AI Parsing & ETL Microservices

Sanitized professional case study based on enterprise recruitment/search platform experience. Client names, internal data, screenshots, and exact metrics are intentionally omitted; this describes the architecture and my role, not proprietary implementation details.

One-line summary

The parsing and ETL layer that turns messy resumes — local files, job-portal exports, and PDFs — into clean, structured candidate data the platform can search and match on.

Problem

Resumes are unstructured and inconsistent. Without reliable extraction, every downstream feature — search, matching, reporting — inherits the noise.

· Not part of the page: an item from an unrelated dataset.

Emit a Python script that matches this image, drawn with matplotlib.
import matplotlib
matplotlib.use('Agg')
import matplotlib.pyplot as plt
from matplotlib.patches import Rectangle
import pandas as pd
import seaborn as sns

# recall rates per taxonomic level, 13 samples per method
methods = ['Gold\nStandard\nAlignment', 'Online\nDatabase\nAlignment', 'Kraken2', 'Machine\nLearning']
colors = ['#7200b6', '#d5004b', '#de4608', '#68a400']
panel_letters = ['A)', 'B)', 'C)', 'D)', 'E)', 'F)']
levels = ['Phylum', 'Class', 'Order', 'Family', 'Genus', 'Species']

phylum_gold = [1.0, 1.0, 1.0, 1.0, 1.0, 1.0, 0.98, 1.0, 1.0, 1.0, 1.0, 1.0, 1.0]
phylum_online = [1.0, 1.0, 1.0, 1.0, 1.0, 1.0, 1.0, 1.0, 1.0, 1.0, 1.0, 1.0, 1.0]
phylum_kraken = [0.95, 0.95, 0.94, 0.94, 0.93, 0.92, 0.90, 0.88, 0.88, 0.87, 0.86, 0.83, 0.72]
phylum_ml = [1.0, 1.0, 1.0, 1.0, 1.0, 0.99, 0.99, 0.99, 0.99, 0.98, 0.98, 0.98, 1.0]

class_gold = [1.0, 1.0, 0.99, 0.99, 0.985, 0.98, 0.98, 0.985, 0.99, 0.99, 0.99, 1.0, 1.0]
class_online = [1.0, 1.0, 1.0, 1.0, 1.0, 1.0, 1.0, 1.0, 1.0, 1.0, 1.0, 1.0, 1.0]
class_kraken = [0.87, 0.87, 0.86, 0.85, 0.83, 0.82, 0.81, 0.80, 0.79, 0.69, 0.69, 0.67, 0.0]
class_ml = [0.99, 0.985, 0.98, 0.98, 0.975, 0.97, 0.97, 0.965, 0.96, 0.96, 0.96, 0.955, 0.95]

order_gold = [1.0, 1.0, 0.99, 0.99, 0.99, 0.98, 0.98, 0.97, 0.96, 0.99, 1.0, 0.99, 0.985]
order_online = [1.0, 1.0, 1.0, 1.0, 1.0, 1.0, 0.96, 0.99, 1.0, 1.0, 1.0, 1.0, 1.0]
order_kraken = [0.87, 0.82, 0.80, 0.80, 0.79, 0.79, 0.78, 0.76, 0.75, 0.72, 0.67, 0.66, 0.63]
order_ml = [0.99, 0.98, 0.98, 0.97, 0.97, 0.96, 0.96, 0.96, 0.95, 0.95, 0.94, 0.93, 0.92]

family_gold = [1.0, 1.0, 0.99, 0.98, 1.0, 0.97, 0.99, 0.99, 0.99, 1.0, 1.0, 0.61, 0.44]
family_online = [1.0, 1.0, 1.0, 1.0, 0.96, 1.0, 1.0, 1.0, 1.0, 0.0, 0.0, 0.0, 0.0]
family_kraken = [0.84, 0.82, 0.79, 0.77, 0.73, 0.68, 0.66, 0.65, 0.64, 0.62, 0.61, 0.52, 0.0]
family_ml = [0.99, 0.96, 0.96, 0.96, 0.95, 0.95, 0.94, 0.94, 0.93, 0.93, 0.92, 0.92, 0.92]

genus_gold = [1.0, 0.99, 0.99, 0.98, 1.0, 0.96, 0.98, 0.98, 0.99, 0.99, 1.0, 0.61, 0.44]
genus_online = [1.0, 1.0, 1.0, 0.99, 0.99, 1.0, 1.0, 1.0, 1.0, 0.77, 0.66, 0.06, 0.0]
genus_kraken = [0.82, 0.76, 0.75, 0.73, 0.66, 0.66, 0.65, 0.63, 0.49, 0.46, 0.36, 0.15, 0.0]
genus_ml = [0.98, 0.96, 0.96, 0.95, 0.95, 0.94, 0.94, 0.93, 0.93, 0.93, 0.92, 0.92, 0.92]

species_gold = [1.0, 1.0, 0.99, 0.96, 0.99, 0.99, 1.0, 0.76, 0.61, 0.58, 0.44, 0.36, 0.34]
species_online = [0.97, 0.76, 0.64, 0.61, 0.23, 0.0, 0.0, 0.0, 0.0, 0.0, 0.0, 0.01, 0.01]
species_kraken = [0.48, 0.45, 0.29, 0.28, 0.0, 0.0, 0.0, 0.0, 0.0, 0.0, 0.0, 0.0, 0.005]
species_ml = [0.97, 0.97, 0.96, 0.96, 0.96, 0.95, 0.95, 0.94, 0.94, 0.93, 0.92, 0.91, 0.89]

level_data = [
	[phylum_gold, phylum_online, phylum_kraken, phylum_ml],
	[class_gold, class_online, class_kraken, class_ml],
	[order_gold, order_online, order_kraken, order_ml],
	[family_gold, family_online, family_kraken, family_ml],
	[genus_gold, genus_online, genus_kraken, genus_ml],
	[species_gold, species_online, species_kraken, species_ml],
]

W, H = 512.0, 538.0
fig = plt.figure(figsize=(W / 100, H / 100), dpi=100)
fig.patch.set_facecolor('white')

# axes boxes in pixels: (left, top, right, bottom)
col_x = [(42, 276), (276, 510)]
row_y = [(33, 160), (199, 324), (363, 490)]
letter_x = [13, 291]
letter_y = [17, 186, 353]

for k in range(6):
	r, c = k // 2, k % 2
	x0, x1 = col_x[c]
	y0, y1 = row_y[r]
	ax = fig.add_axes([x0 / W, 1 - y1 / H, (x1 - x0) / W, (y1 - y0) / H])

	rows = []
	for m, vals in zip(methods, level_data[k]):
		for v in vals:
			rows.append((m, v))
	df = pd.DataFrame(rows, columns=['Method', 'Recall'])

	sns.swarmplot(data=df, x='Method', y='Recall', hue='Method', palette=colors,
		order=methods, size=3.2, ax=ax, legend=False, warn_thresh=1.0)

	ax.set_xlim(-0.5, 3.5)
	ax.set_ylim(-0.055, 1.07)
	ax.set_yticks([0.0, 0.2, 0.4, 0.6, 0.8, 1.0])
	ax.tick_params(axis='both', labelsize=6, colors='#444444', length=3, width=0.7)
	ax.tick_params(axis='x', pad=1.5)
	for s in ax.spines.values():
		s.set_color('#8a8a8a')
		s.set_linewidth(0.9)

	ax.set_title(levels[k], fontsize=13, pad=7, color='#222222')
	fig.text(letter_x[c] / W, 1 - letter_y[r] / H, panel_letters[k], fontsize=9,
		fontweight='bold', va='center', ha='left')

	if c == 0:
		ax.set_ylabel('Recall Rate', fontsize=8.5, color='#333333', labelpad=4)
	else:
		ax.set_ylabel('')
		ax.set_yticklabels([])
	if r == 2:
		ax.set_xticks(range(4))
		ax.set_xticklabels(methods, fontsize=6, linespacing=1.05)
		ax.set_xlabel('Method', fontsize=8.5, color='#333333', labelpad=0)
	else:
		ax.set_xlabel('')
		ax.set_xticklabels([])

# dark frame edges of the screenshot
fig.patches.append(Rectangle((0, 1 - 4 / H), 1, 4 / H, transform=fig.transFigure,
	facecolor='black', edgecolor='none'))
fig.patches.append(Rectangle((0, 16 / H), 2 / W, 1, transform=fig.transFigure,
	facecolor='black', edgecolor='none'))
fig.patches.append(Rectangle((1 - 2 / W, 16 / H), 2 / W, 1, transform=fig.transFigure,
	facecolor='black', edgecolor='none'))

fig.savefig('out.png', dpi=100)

Parsing also has to keep up as volume grows, without blocking the recruiter workflow.

Solution

A set of Python microservices that:

Parse resumes from multiple sources (local, Naukri-style portal exports, PDFs) into normalized candidate records.
Extract skills, roles, education, and contact fields with AI-assisted extraction where rules alone fall short.
Load the structured output through ETL into the relational store and the OpenSearch index that powers candidate search.

Designed to run asynchronously so parsing scales independently of the user-facing platform.

My role

Design and guide the parsing/extraction/ETL workflows, the data contracts between services, and how the output feeds the search and matching layers.

Tools

Python microservices, AI extraction, ETL pipelines, PostgreSQL, OpenSearch, and AWS for storage and compute.